## Challenge:
Set down exactly the lines of the records from the top to the line containing "pink = '#EE0A8C'"; include both.

## Dataset entries:
○ ○ ○ ○

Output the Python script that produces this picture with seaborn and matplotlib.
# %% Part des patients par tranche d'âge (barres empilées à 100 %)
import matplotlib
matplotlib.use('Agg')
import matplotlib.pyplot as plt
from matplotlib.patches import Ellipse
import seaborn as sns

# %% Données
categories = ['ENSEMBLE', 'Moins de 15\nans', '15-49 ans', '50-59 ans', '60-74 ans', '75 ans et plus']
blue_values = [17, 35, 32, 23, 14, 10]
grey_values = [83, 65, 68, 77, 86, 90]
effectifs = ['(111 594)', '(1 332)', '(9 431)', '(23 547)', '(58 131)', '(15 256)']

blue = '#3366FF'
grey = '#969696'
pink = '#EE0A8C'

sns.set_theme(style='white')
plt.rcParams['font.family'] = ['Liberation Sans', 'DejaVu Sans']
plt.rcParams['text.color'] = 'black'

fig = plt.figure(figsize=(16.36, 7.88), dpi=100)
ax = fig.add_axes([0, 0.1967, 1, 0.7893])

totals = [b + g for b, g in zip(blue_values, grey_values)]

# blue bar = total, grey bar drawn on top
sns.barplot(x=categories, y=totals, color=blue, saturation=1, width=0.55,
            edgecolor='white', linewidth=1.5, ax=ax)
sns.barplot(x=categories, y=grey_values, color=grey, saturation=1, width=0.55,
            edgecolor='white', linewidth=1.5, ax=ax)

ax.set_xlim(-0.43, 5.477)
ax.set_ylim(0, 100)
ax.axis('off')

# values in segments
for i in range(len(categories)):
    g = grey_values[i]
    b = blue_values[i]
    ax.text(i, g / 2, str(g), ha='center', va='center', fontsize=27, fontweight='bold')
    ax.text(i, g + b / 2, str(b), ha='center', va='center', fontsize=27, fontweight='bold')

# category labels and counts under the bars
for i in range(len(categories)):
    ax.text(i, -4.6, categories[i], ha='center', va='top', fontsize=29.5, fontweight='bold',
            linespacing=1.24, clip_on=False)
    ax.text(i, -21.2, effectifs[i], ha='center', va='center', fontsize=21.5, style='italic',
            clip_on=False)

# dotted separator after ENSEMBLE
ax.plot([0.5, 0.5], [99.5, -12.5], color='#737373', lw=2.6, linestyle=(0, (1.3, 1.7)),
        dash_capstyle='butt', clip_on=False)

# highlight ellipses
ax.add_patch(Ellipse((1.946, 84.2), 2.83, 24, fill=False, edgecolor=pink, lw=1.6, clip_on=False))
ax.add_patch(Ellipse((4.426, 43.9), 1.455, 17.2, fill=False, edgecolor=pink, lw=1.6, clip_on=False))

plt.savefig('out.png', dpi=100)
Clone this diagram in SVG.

○ ○ ○ ○

## Exercise response:
Output the Python script that produces this picture with seaborn and matplotlib.
# %% Part des patients par tranche d'âge (barres empilées à 100 %)
import matplotlib
matplotlib.use('Agg')
import matplotlib.pyplot as plt
from matplotlib.patches import Ellipse
import seaborn as sns

# %% Données
categories = ['ENSEMBLE', 'Moins de 15\nans', '15-49 ans', '50-59 ans', '60-74 ans', '75 ans et plus']
blue_values = [17, 35, 32, 23, 14, 10]
grey_values = [83, 65, 68, 77, 86, 90]
effectifs = ['(111 594)', '(1 332)', '(9 431)', '(23 547)', '(58 131)', '(15 256)']

blue = '#3366FF'
grey = '#969696'
pink = '#EE0A8C'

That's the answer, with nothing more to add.